Кровная вражда была номинально забыта, и действительно находилась в подвешенном состоянии на шерифской территории: племена билли и джухейна, атейба и аджейль жили и сражались в армии Фейсала плечом к плечу. В то же время членов одного племени смущали члены другого, и внутри племени ни один не мог довериться соседу. Каждый мог быть, и обычно был, всем сердцем против турок, но при случае на поле боя не хотел упустить возможность заодно послужить семейной распре против врага семьи. Следовательно, они не могли атаковать. Один отряд турок, крепко засевший в траншеях в открытой местности, мог победить всю их армию; и поражение с его жертвами закончило бы войну обычным ужасом.
Я заключил, что племена были хороши только для обороны. Развившаяся в них непоседливость сделала их ловкими грабителями и подзадоривала их взрывать рельсы, нападать на караваны, красть верблюдов; но они были слишком свободолюбивы, чтобы выносить приказы или сражаться в команде. Из людей, которые могут прекрасно сражаться в одиночку, обычно выходят плохие солдаты, и эти разбойники не казались мне объектом для нашей муштры; но если бы мы вооружили их легкими автоматами типа «льюис», чтобы они сами управлялись с ними, они могли удерживать свои горы и служить эффективным заслоном, перед которым мы можем выстроить, возможно, в Рабеге, арабскую регулярную подвижную колонну, способную встретить турецкие силы, отвлеченные партизанской войной, и разбить их по частям. Для такого корпуса настоящих солдат не потребуется рекрутов из Хиджаза. Он должен быть сформирован из твердых, мало воинственных сирийских и месопотамских горожан, уже перешедших на нашу сторону, и арабскоязычных офицеров, обученных в турецкой армии, такого склада и с такой биографией, как Азиз эль Масри или Мавлюд. Они в конечном счете завершат войну ударом, пока племена вокруг затевают стычки, мешают и отвлекают турок своими набегами, как булавочными уколами.

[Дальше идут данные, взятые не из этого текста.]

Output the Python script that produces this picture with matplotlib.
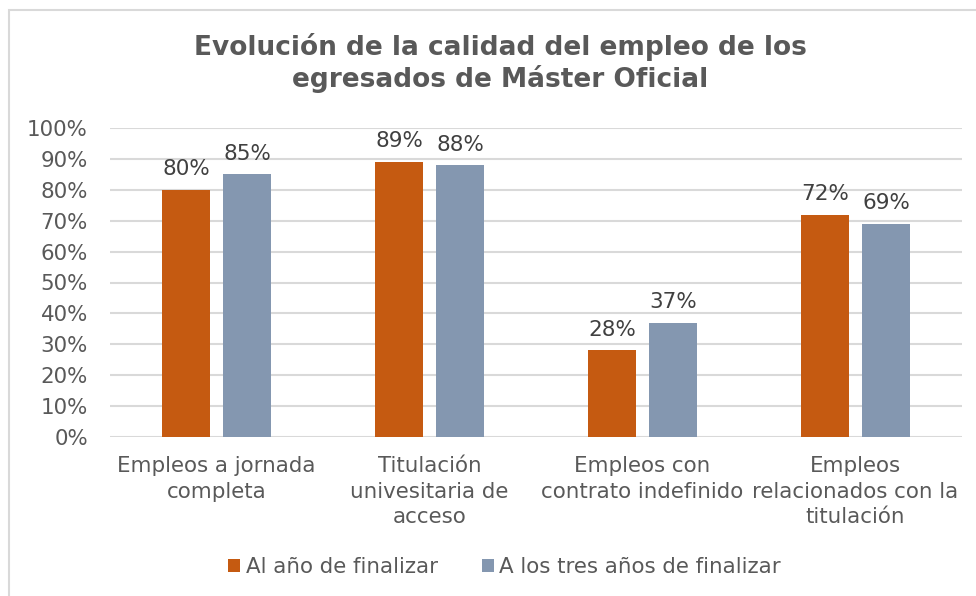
import matplotlib
matplotlib.use("Agg")
import matplotlib.pyplot as plt
import numpy as np
from matplotlib.patches import Rectangle

categories = ["Empleos a jornada\ncompleta", "Titulación\nunivesitaria de\nacceso",
              "Empleos con\ncontrato indefinido", "Empleos\nrelacionados con la\ntitulación"]
series_names = ["Al año de finalizar", "A los tres años de finalizar"]
al_ano = [80, 89, 28, 72]
tres_anos = [85, 88, 37, 69]
yticks = list(range(0, 101, 10))

orange = "#C55A11"
blue = "#8497B0"
txt = "#595959"

plt.rcParams['font.family'] = ['DejaVu Sans']

fig = plt.figure(figsize=(9.76, 5.96), dpi=100)
fig.patches.append(Rectangle((8.5/976, -0.1), 1.2, 1 - 9.5/596 + 0.1, transform=fig.transFigure,
                             fill=False, edgecolor="#D9D9D9", linewidth=1.5, zorder=0))
ax = fig.add_axes([110/976, 1 - 437/596, 852/976, (437 - 128)/596])

x = np.arange(len(categories))
w = 0.225
off = 0.143
b1 = ax.bar(x - off, al_ano, w, color=orange, label=series_names[0], zorder=3)
b2 = ax.bar(x + off, tres_anos, w, color=blue, label=series_names[1], zorder=3)

for bars, vals in ((b1, al_ano), (b2, tres_anos)):
    for r, v in zip(bars, vals):
        ax.text(r.get_x() + r.get_width() / 2, v + 3.4, f"{v}%", ha="center", va="bottom",
                fontsize=15.5, color="#404040")

ax.set_xlim(-0.5, 3.5)
ax.set_ylim(0, 100)
ax.set_yticks(yticks)
ax.set_yticklabels([f"{t}%" for t in yticks])
ax.set_xticks(x)
ax.set_xticklabels(categories, linespacing=1.32)
ax.tick_params(axis="both", length=0, labelsize=15.4, labelcolor=txt)
ax.tick_params(axis="y", pad=16)
ax.tick_params(axis="x", pad=14)
ax.grid(axis="y", color="#D9D9D9", linewidth=1.5, zorder=0)
for s in ax.spines.values():
    s.set_visible(False)

fig.text(500/976, 1 - 63/596, "Evolución de la calidad del empleo de los\negresados de Máster Oficial",
         ha="center", va="center", fontsize=19, fontweight="bold", color=txt, linespacing=1.2)

fig.legend(handles=[b1, b2], labels=series_names, loc="center", bbox_to_anchor=(504.5/976, 1 - 567/596),
           ncol=2, frameon=False, fontsize=15.4, labelcolor=txt, handlelength=0.58, handleheight=0.62,
           handletextpad=0.25, columnspacing=2.05)

fig.savefig("out.png", dpi=100, facecolor="white")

Хиджазская война при этом была бы войной дервишей против регулярных войск. Борьба шла бы в скалистой, горной, пустынной местности (к которой прилагалась дикая орда горцев) против врага, которого немцы настолько избаловали снаряжением, что он почти потерял способность к простой драке. Горный пояс был раем для снайперов, а снайперами арабы были искусными. Две-три сотни решительных людей, знающих окрестности, могли держать любой их отрезок, потому что склоны были слишком крутыми для штурма с помощью лестниц. Долины, в которых находились единственно годные дороги, на многие мили были не столько долинами, сколько расселинами или теснинами, иногда в двести ярдов шириной, но иногда — только в двадцать, полными изгибов и поворотов, в тысячу или четыре тысячи футов глубиной, пустынными на поверхности и обрамленные с каждой стороны безжалостным гранитом, базальтом и порфиром, не полированными склонами, а зазубренными, расколотыми, заостренными, из тысяч зубчатых кусков, твердых, как металл, и почти таких же острых.
На мой первый взгляд казалось невозможным, чтобы без предательства части горных племен турки посмели бы пробиваться. Даже в союзе с предателями было бы опасно проходить через горы. Враг никогда не мог быть уверен, что переменчивое население не отвернется снова; и иметь такой лабиринт дефиле в тылу, вдоль линий связи, было бы хуже, чем иметь его во фронте. Без дружбы с племенами турки могли владеть только той землей, на которой стояли их солдаты; и линии столь длинные и сложные поглотили бы тысячи людей в две недели и не оставили бы ничего на фронте.
Тревогу вселяло только то, что туркам явно удалось напугать арабов артиллерией. Азиз эль Масри в войне турок с итальянцами в Триполи увидел там тот же ужас, но также увидел, что он со временем проходит. Мы могли надеяться, что так случится и здесь; но пока что звук выстрела из пушки заставлял людей разбегаться далеко за пределы досягаемости. Они судили о разрушительной силе оружия пропорционально производимому им шуму. Они не боялись пуль, а на самом деле не слишком боялись и смерти; только способ умереть под огнем снарядов был для них непереносим. Мне казалось, что их моральную уверенность можно восстановить только наличием пушек на их стороне, полезных или бесполезных, но производящих шум. От великолепного Фейсала до последнего мальчишки-оборвыша, темой разговоров в армии была артиллерия, артиллерия, артиллерия.
Когда я рассказал им о высадке пятидюймовых гаубиц в Рабеге, они обрадовались. Такие новости почти уравновесили в их умах последнее их поражение в вади Сафра. От пушек им не было на деле никакой пользы: вообще мне казалось, что они могут наделать арабам вреда, так как их добродетель — подвижность и ум, и, дав им пушки, мы стеснили бы их движения и убавили эффективность. Только вот если мы не дадим им пушек, они выйдут из игры.